Storage Area Networks

Published on Dec 02, 2015


A storage area network (SAN) is defined as a set of interconnected devices (for example, disks and tapes) and servers that are connected to a common communication and data transfer infrastructure such as Fibre Channel. The common communication and data transfer mechanism for a given deployment is commonly known as the storage fabric.

The purpose of the SAN is to allow multiple servers access to a pool of storage in which any server can potentially access any storage unit. Clearly in this environment, management plays a large role in providing security guarantees (who is authorized to access which devices) and sequencing or serialization guarantees (who can access which devices at what point in time).

SANs evolved to address the increasingly difficult job of managing storage at a time when the storage usage is growing explosively. With devices locally attached to a given server or in the server enclosure itself, performing day-to-day management tasks becomes extremely complex; backing up the data in the datacenter requires complex procedures as the data is distributed amongst the nodes and is accessible only through the server it is attached to.

As a given server outgrows its current storage pool, storage specific to that server has to be acquired and attached, even if there are other servers with plenty of storage space available. Other benefits can be gained such as multiple servers can share data (sequentially or in some cases in parallel), backing up devices can be done by transferring data directly from device to device without first transferring it to a backup server.

So why use yet another set of interconnect technologies? A storage area network is a network like any other (for example a LAN infrastructure). A SAN is used to connect many different devices and hosts to provide access to any device from anywhere.

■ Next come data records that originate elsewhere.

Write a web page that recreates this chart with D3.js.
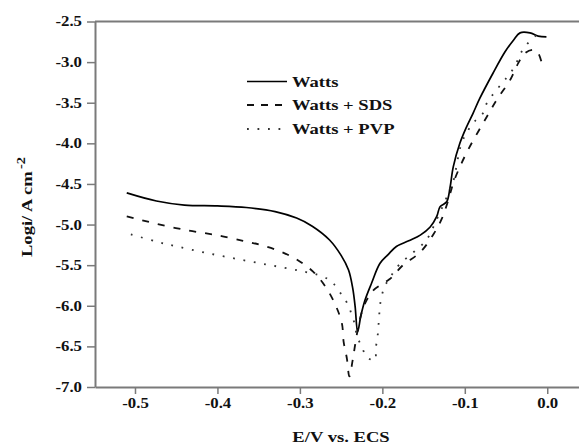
<!DOCTYPE html>
<html>
<head>
<meta charset="utf-8">
<script src="https://cdn.jsdelivr.net/npm/d3@7"></script>
<style>
  html, body { margin: 0; padding: 0; background: #fff; }
  svg { display: block; }
  text { font-family: "Liberation Serif", "Times New Roman", serif; font-weight: bold; fill: #111; }
</style>
</head>
<body>
<svg id="chart" width="579" height="446"></svg>
<script>
// Polarization curves: potential (V vs. ECS) and log current density
const wattsE = [-0.510, -0.474, -0.440, -0.400, -0.365, -0.330, -0.304, -0.285, -0.264, -0.250, -0.241, -0.236, -0.233, -0.230, -0.226, -0.221, -0.213, -0.203, -0.193, -0.183, -0.168, -0.154, -0.142, -0.134, -0.130, -0.122, -0.118, -0.114, -0.106, -0.098, -0.090, -0.082, -0.066, -0.051, -0.041, -0.033, -0.021, -0.011, -0.001];
const wattsLogI = [-4.61, -4.71, -4.76, -4.77, -4.79, -4.84, -4.92, -5.02, -5.19, -5.38, -5.56, -5.78, -6.01, -6.32, -6.12, -5.93, -5.72, -5.48, -5.37, -5.27, -5.20, -5.13, -5.03, -4.90, -4.78, -4.72, -4.55, -4.29, -4.00, -3.80, -3.63, -3.45, -3.14, -2.87, -2.73, -2.64, -2.64, -2.68, -2.69];

const sdsE = [-0.510, -0.494, -0.474, -0.437, -0.401, -0.369, -0.348, -0.324, -0.304, -0.284, -0.268, -0.256, -0.249, -0.247, -0.243, -0.240, -0.236, -0.233, -0.229, -0.224, -0.219, -0.211, -0.200, -0.191, -0.175, -0.154, -0.138, -0.128, -0.120, -0.114, -0.106, -0.096, -0.084, -0.072, -0.061, -0.045, -0.035, -0.027, -0.017, -0.011, -0.005];
const sdsLogI = [-4.90, -4.94, -4.99, -5.07, -5.13, -5.20, -5.25, -5.33, -5.43, -5.58, -5.78, -6.01, -6.22, -6.44, -6.65, -6.87, -6.67, -6.48, -6.25, -6.05, -5.93, -5.81, -5.73, -5.67, -5.50, -5.34, -5.12, -4.93, -4.70, -4.49, -4.29, -4.08, -3.86, -3.65, -3.46, -3.22, -3.01, -2.89, -2.85, -2.89, -3.08];

const pvpE = [-0.505, -0.474, -0.449, -0.413, -0.373, -0.336, -0.300, -0.272, -0.260, -0.249, -0.241, -0.237, -0.233, -0.231, -0.225, -0.219, -0.209, -0.208, -0.206, -0.205, -0.204, -0.203, -0.201, -0.197, -0.190, -0.180, -0.167, -0.152, -0.144, -0.136, -0.127, -0.118, -0.114, -0.104, -0.096, -0.088, -0.078, -0.0735, -0.055, -0.045, -0.037, -0.031, -0.022, -0.009];
const pvpLogI = [-5.12, -5.21, -5.27, -5.35, -5.43, -5.50, -5.57, -5.64, -5.72, -5.87, -6.00, -6.12, -6.24, -6.37, -6.50, -6.63, -6.67, -6.52, -6.40, -6.28, -6.15, -6.01, -5.89, -5.76, -5.64, -5.50, -5.38, -5.25, -5.15, -4.98, -4.78, -4.57, -4.47, -4.00, -3.84, -3.73, -3.63, -3.51, -3.26, -3.14, -3.00, -2.87, -2.75, -2.63];

const seriesNames = ["Watts", "Watts + SDS", "Watts + PVP"];
const xTicks = [-0.5, -0.4, -0.3, -0.2, -0.1, 0.0];
const yTicks = [-2.5, -3.0, -3.5, -4.0, -4.5, -5.0, -5.5, -6.0, -6.5, -7.0];

const svg = d3.select("#chart");
const W = 579;
const plotLeft = 95, plotTop = 21.5, plotBottom = 387;

const x = d3.scaleLinear().domain([-0.5485, 0.0385]).range([plotLeft, W]);
const y = d3.scaleLinear().domain([-7.0, -2.5]).range([plotBottom, plotTop]);

const axisColor = "#7a7a7a";
const stretch = "scale(1.2,1)";
const fmt = d => d.toFixed(1);   // plain hyphen for negatives

// x axis
const gx = svg.append("g").attr("transform", `translate(0,${plotBottom})`)
  .call(d3.axisBottom(x).tickValues(xTicks).tickSize(7).tickSizeOuter(0).tickFormat(fmt));
gx.select(".domain").attr("stroke", axisColor).attr("stroke-width", 2);
gx.selectAll(".tick line").attr("stroke", axisColor).attr("stroke-width", 1.5);
gx.selectAll(".tick text")
  .attr("y", 0).attr("dy", null)
  .attr("transform", `translate(0,21) ${stretch}`)
  .style("font-size", "14px").style("font-family", "Liberation Serif").style("font-weight", "bold").attr("fill", "#111");

// y axis
const gy = svg.append("g").attr("transform", `translate(${plotLeft},0)`)
  .call(d3.axisLeft(y).tickValues(yTicks).tickSize(8).tickSizeOuter(0).tickFormat(fmt));
gy.select(".domain").attr("stroke", axisColor).attr("stroke-width", 2);
gy.selectAll(".tick line").attr("stroke", axisColor).attr("stroke-width", 1.5);
gy.selectAll(".tick text")
  .attr("x", 0)
  .attr("transform", `translate(-13,0) ${stretch}`)
  .style("font-size", "14px").style("font-family", "Liberation Serif").style("font-weight", "bold").attr("fill", "#111");

// top frame edge
svg.append("line")
  .attr("x1", plotLeft).attr("x2", W).attr("y1", plotTop).attr("y2", plotTop)
  .attr("stroke", axisColor).attr("stroke-width", 2);

// axis titles
svg.append("text")
  .attr("transform", `translate(341,442) ${stretch}`)
  .attr("text-anchor", "middle")
  .style("font-size", "15.5px")
  .text("E/V vs. ECS");

const yTitle = svg.append("text")
  .attr("transform", `translate(32,207) rotate(-90) ${stretch}`)
  .attr("text-anchor", "middle")
  .style("font-size", "15.5px");
yTitle.append("tspan").text("Logi/ A cm");
yTitle.append("tspan").attr("dy", -7).attr("dx", 2).style("font-size", "12px").text("-2");

// curves
const line = d3.line().x(d => x(d[0])).y(d => y(d[1])).curve(d3.curveCatmullRom.alpha(0.5));
const styles = [
  { dash: null, color: "#000", width: 1.7 },
  { dash: "7,9", color: "#111", width: 1.8 },
  { dash: "1.8,8.7", color: "#333", width: 1.8 }
];
const series = [
  d3.zip(wattsE, wattsLogI),
  d3.zip(sdsE, sdsLogI),
  d3.zip(pvpE, pvpLogI)
];
series.forEach((pts, i) => {
  svg.append("path")
    .attr("d", line(pts))
    .attr("fill", "none")
    .attr("stroke", styles[i].color)
    .attr("stroke-width", styles[i].width)
    .attr("stroke-dasharray", styles[i].dash);
});

// legend
const legendY = [81.5, 105, 129];
seriesNames.forEach((name, i) => {
  svg.append("line")
    .attr("x1", 247).attr("x2", 287)
    .attr("y1", legendY[i]).attr("y2", legendY[i])
    .attr("stroke", styles[i].color)
    .attr("stroke-width", styles[i].width)
    .attr("stroke-dasharray", styles[i].dash === "7,9" ? "7,7" : styles[i].dash);
  svg.append("text")
    .attr("transform", `translate(292,${legendY[i] + 5}) ${stretch}`)
    .style("font-size", "15.5px")
    .text(name);
});
</script>
</body>
</html>
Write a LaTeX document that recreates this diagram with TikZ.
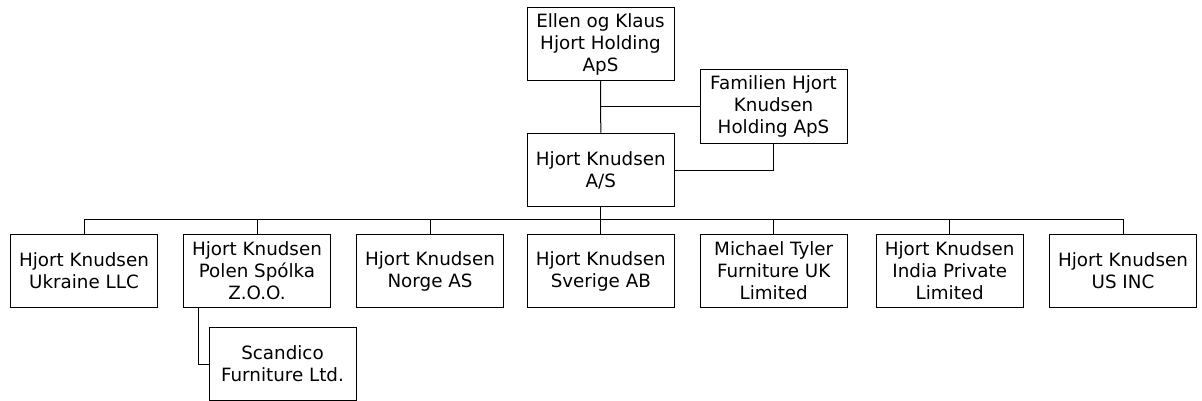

Existing storage technologies such as SCSI are tuned to the specific requirements of connecting mass storage devices to host computers. In particular, they are low latency, high bandwidth connections with extremely high data integrity semantics. Network technology, on the other hand, is tuned more to providing application-to-application connectivity in increasingly complex and large-scale environments. Typical network infrastructures have high connectivity, can route data across many independent network segments, potentially over very large distances (consider the internet), and have many network management and troubleshooting tools.